District attorneys are mostly unwilling to support evidence-based reforms to change our flawed system. DAs are the most powerful people in the criminal justice system, and many are advocating to maintain the status quo. They’re resisting proven strategies to spend criminal justice resources more wisely and reduce our reliance on incarceration. There is a better way to build safe and healthy communities. But right now, it’s like they’re stuck in the 1990s.
Why? Partly because it’s in their self-interest. They enjoy enormous unchecked power, and that’s hard to give up.
But part of it is our fault, too. We haven’t focused much on district attorney reform. Most voters don’t know who our district attorneys are, what they stand for, or how they’re doing their job. Most district attorney races are uncontested, and DA’s can stay in office for decades regardless of the job they are doing. In a healthy democracy, no elected official should be guaranteed reelection.
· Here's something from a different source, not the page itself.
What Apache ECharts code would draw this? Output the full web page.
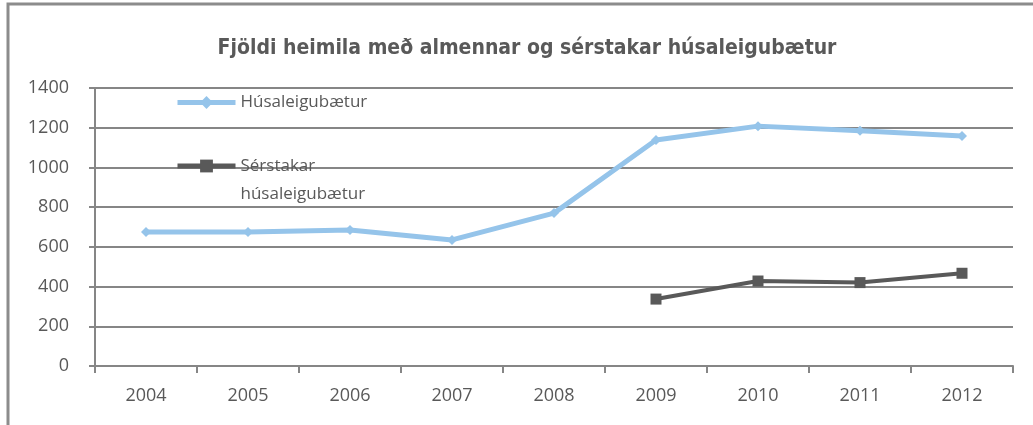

So let’s change this! Help us spread the word about the importance of district attorneys, what they do!
How Many People in Oregon Know Who Their DA Is?
% Who Can Name Their DA
Out-of-State DA's drive reform
District Attorneys can also be reform leaders.
For example Dan Satterberg of King County, Wash, was one of the instrumental players in creating the Law Enforcement Assisted Diversion Program, or LEAD. This cutting edge program redirects offenders into transformative community services rather than jail and prosecution.
An evaluation of the program shows people participating in it are 58% less likely to be rearrested. And the program costs significantly less than the traditional, 1990s-style criminal justice approach. Other prosecutors have noticed and are applying this approach in their jurisdictions, including a new program in Multnomah County.
Other chief prosecuting attorneys, like John Chisolm in Milwaukee, Wisconsin, are working to tackle racial disparity in the justice system — and it’s making a difference. The racial disparity within Milwaukee’s system has been cut in half.
The DA should be looking for solutions that are not solely focused on prosecution and punishment.
Voters Need More Information
A recent statewide poll of registered voters in Oregon shows that only 23% of voters know who their county district attorney is.
The poll was conducted by Mason-Dixon Polling & Research, Inc. of Jacksonville, Florida from April 11 through April 13, 2017. A total of 625 registered Oregon voters were interviewed statewide by telephone.
The margin for error is no more than ±4 percentage points. This means that there is a 95 percent confidence rate.